== Data extract ==
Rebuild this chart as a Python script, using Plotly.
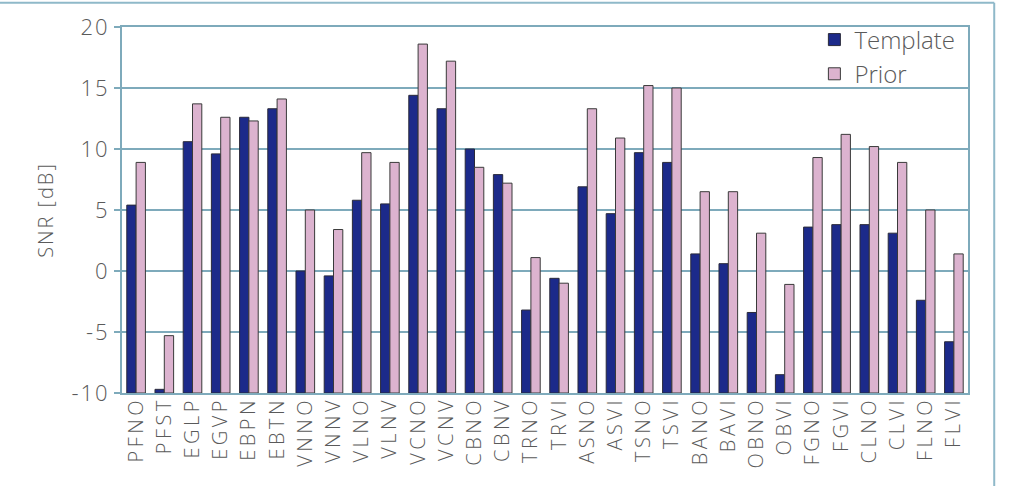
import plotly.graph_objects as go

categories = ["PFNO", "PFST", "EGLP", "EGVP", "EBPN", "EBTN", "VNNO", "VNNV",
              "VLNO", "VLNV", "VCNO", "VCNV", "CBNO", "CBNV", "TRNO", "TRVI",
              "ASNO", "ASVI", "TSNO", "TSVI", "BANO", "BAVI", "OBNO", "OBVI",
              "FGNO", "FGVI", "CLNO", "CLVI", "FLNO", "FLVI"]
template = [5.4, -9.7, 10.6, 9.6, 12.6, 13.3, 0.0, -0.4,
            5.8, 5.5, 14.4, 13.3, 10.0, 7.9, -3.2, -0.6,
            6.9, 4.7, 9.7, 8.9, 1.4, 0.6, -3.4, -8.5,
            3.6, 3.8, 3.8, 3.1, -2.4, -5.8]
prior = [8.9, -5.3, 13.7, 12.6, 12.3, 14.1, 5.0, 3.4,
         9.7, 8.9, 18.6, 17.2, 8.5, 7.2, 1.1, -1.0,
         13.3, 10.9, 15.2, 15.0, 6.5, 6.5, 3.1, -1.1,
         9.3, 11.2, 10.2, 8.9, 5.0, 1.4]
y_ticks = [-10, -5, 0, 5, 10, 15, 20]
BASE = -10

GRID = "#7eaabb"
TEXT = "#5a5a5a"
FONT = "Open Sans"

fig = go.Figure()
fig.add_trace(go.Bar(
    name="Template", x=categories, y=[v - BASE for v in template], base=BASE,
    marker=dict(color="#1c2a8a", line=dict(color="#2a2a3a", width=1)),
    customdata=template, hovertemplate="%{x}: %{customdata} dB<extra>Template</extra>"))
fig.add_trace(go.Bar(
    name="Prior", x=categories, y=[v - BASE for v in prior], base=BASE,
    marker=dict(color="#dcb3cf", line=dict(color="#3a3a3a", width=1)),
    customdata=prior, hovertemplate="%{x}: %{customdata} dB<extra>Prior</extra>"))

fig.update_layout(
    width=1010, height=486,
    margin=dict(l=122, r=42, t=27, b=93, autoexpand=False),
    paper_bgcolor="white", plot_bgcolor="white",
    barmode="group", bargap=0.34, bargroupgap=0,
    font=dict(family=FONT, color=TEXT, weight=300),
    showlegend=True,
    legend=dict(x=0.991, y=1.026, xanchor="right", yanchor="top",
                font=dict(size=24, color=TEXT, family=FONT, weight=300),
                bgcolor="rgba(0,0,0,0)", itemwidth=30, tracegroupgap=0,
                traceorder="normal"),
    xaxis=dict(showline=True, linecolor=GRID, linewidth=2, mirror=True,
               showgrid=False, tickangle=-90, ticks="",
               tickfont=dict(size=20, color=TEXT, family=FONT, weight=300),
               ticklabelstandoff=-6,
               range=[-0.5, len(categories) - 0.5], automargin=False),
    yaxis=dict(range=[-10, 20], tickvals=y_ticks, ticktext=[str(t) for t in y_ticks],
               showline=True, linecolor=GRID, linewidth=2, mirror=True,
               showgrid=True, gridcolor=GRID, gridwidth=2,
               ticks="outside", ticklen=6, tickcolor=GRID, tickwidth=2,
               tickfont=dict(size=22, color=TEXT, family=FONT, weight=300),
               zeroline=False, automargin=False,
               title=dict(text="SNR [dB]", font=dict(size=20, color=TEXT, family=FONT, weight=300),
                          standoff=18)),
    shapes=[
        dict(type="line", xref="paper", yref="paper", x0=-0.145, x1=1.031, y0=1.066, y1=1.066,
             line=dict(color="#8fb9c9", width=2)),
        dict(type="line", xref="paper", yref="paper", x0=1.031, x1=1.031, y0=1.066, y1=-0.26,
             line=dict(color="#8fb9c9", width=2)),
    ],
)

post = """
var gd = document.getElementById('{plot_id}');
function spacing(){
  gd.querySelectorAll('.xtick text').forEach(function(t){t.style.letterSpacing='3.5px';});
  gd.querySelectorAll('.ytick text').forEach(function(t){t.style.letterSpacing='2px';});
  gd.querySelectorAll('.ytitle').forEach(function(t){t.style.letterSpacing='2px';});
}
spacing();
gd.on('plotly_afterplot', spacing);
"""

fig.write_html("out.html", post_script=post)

== Given exercise ==
Take the lines from the start of the material to the line with "import plotly.graph_objects as go", both included, and transcribe them exactly without the pictures.

== Reply ==
Rebuild this chart as a Python script, using Plotly.
import plotly.graph_objects as go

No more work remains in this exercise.